Patricio Guzmán – Habiter la Terre, habiter les temps



Le Spoutnik propose deux films de Patricio Guzmán « Nostalgie de la lumière » (2010) et « Le bouton de nacre » (2015) – une programmation filmique conçue par Anna Barseghian dans le cadre des Réverbères de la mémoire (Parc Trembley, Genève). Ce programme accompagne la sortie du film « La cordillère des songes » présenté par Patricio Guzmán au Cinéma Grütli.
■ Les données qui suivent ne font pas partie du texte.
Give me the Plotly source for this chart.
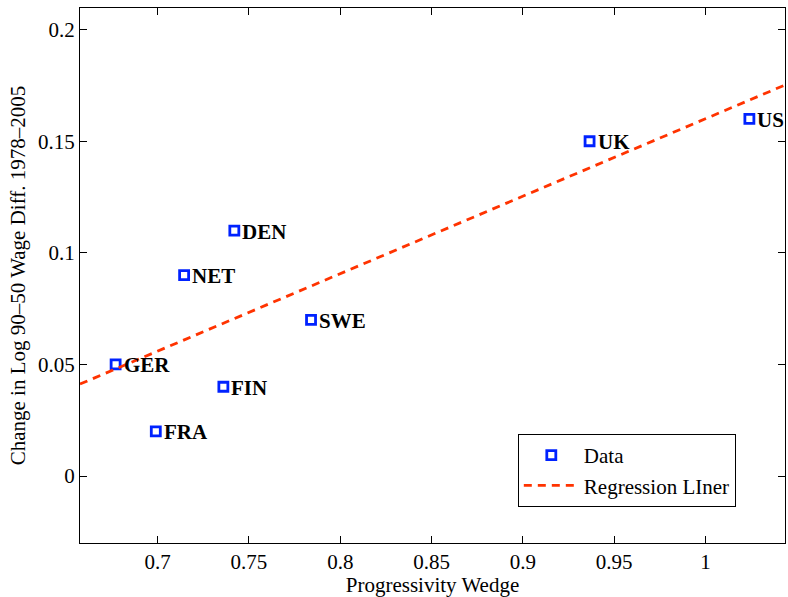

Comment rendre justice aux disparus? C’est la question qui hante et habite les films de Patricio Guzmán, lui qui a dû s’expatrier en France pour réapprendre à vivre avec son pays natal (le Chili) que la dictature de Pinochet avait rendu inhabitable. À travers la composition des films documentaires Guzmán redonne vies, entrelaçant des trajectoires, des temps et des existences qui demandaient à reprendre corps et à retrouver une place dans le monde. Ses films expriment ainsi le sentiment d’une perte qui porte sur les disparus, mais aussi, à travers eux, sur notre relation au cosmos. Car nous avons perdu le monde, nous avons perdu l’épreuve cosmique qui rendait possible l’habitation d’un monde. Réapprendre à habiter ne sera possible, nous dit Guzmán, qu’à reconnaître notre condition terrestre, c’est-à-dire à accueillir la multiplicité des temps qui forment la Terre, l’enveloppent et la débordent à la fois. C’est pourquoi le travail de mémoire qu’il met en oeuvre articule la dimension humaine et la dimension terrestre : ses films réveillent la mémoire de la multiplicité des existants qui composent la Terre, qu’ils soient humains ou non humains.
Son travail se construit depuis l’expérience de l’absence, du spectre, de la trace, réinventant ainsi la pratique du montage cinématographique : à travers des jeux de correspondance, ses films font surgir ce qui, des disparus, persiste dans les failles et les intervalles, à même la matière du paysage. Alors, ces « disparus » revivent mais autrement, plus largement, avec nous et parmi nous les vivants, et plus intimement, avec tout ce qui nous entoure. Ils sont ces existants qui n’en finissent pas d’habiter la Terre et les étoiles lointaines.
– Anna Barseghian

La projection de « Le bouton de nacre » sera accompagné par la discussion “Habiter la Terre, habiter les temps, une approche des films documentaires de Patricio Guzmán” par David gé Bartoli et Sophie Gosselin, philosophes, avec la médiation Anna Barseghian et Stefan Kristensen.